Cobalt blue is the color I would choose for the tired person who still wants to look sharp. It has that clean, electric quality that makes basics look upgraded. A cobalt blouse with white jeans can look fresh in five seconds. A cobalt blazer over a tee can make a simple outfit look like a plan. It also photographs well, which matters when someone announces a group picture after you have been awake since the emotional Middle Ages.
Green is wonderful for tired days that feel overstimulating. It gives energy, but it is not as intense as red or yellow. A fresh green sweater can brighten denim. A green scarf can revive a beige coat. A green dress can feel optimistic without looking like you are auditioning for a citrus commercial. The key is choosing a clear green rather than a muddy one if your goal is to look awake.
Yellow is the bravest of the bunch. Some people put it on and instantly look like sunshine with a calendar invite. Others need to approach it slowly, perhaps through a scarf, bag, or small print. But when yellow works, it really works. It brings warmth to the face and a little humor to the outfit. Yellow says, “Yes, I am tired, but I have chosen joy and possibly a second coffee.”
Burgundy is the tired-day color for people who want polish without brightness. It is rich, flattering, and surprisingly versatile. It looks beautiful with cream, camel, denim, navy, gray, and chocolate brown. Burgundy is especially helpful for evening plans after a long workday because it feels dressed-up with very little effort. Swap a basic black top for burgundy, add earrings, and the outfit suddenly has a plot.

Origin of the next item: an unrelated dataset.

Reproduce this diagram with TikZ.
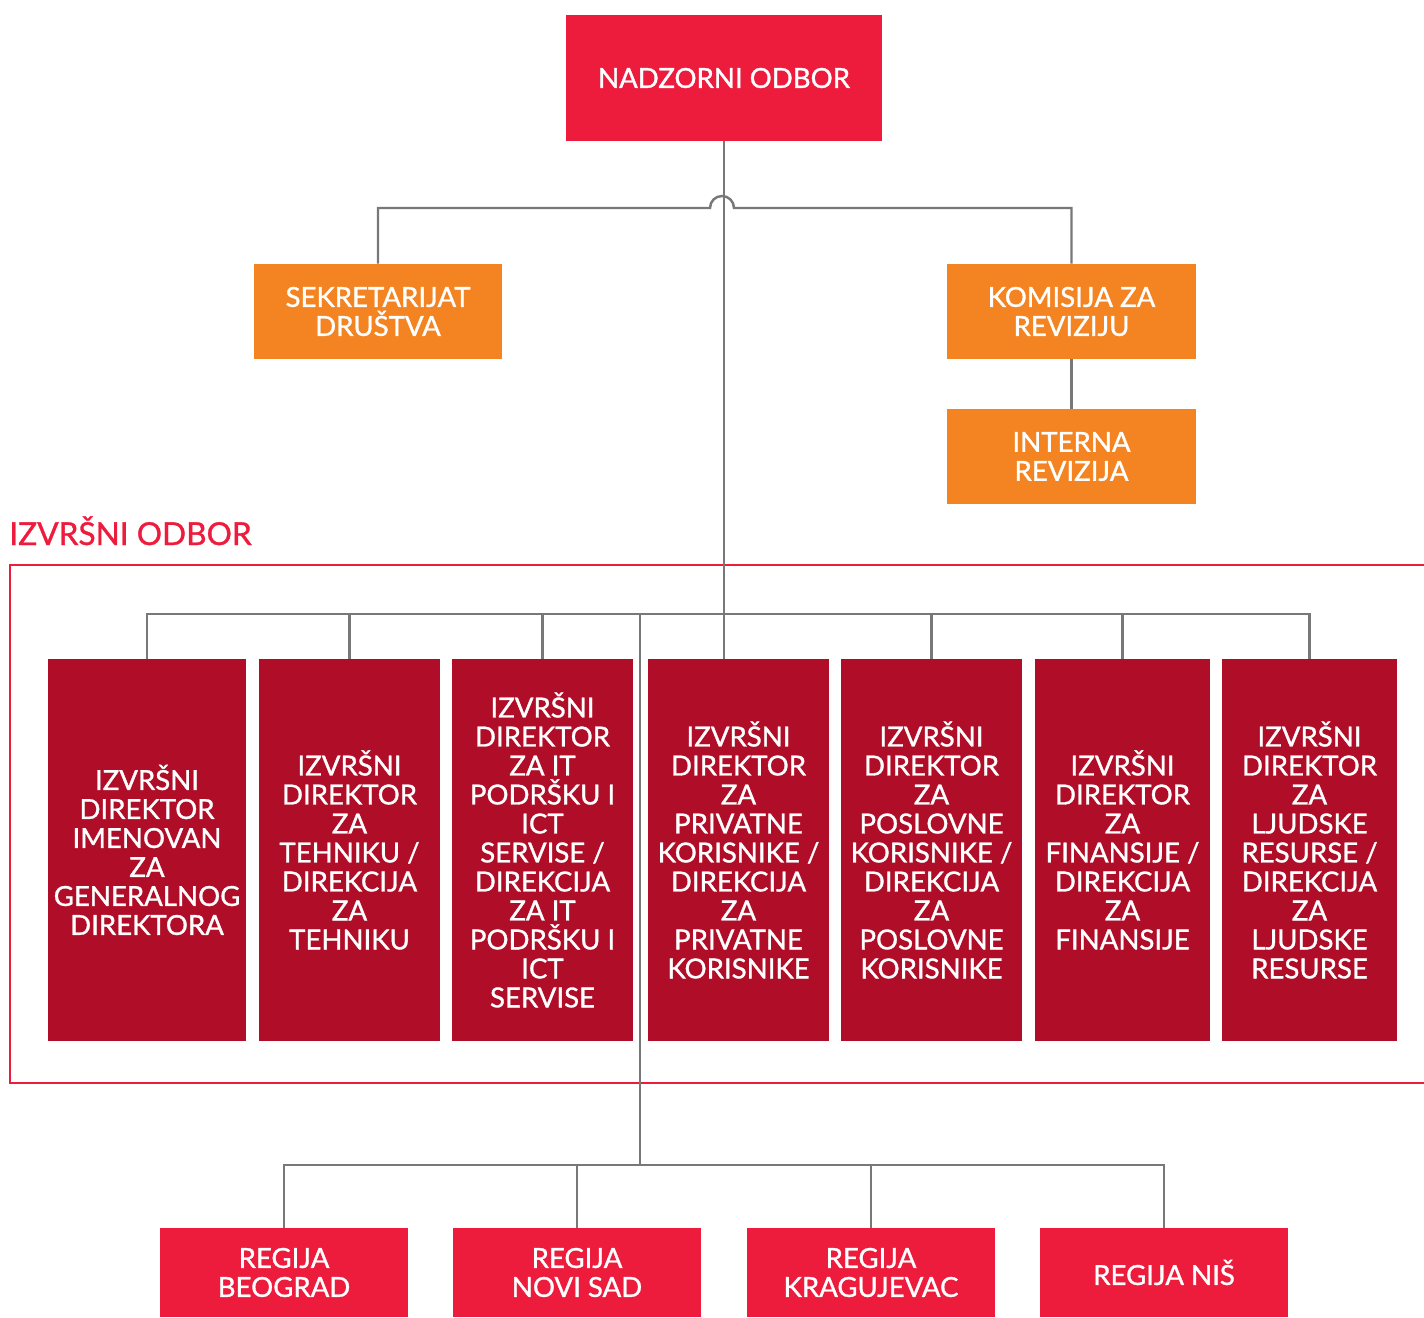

Brown, finally, is the comfort color that became chic. On exhausted days, brown can feel like wearing a latte, which is spiritually correct. A chocolate cardigan, camel coat, or cognac accessory adds warmth and softness. When paired with cream or gold jewelry, brown looks intentional rather than dull. It is proof that tired-day dressing does not always need to be bright. Sometimes it just needs to feel grounded, flattering, and easy enough to assemble before your brain has fully joined the meeting.
Conclusion
The best colors to wear when you’re tired are the ones that help your face, mood, and outfit work together. Yellow brings sunshine, red brings energy, burgundy brings polish, pink brings softness, cobalt blue brings clarity, off-white brings brightness, fresh green brings vitality, and brown brings grounded elegance. You do not need to wear all eight at once unless your goal is “fashionable box of crayons.” Start with one color near your face, balance it with neutrals, and notice how you feel.
Style is not about pretending you are never tired. Everyone gets tired. Style is about having a few smart tricks ready for the days when your energy is low but your life still expects you to be dressed. Choose a color that gives you a lift, add one easy outfit formula, and let your clothes do a little of the waking up for you.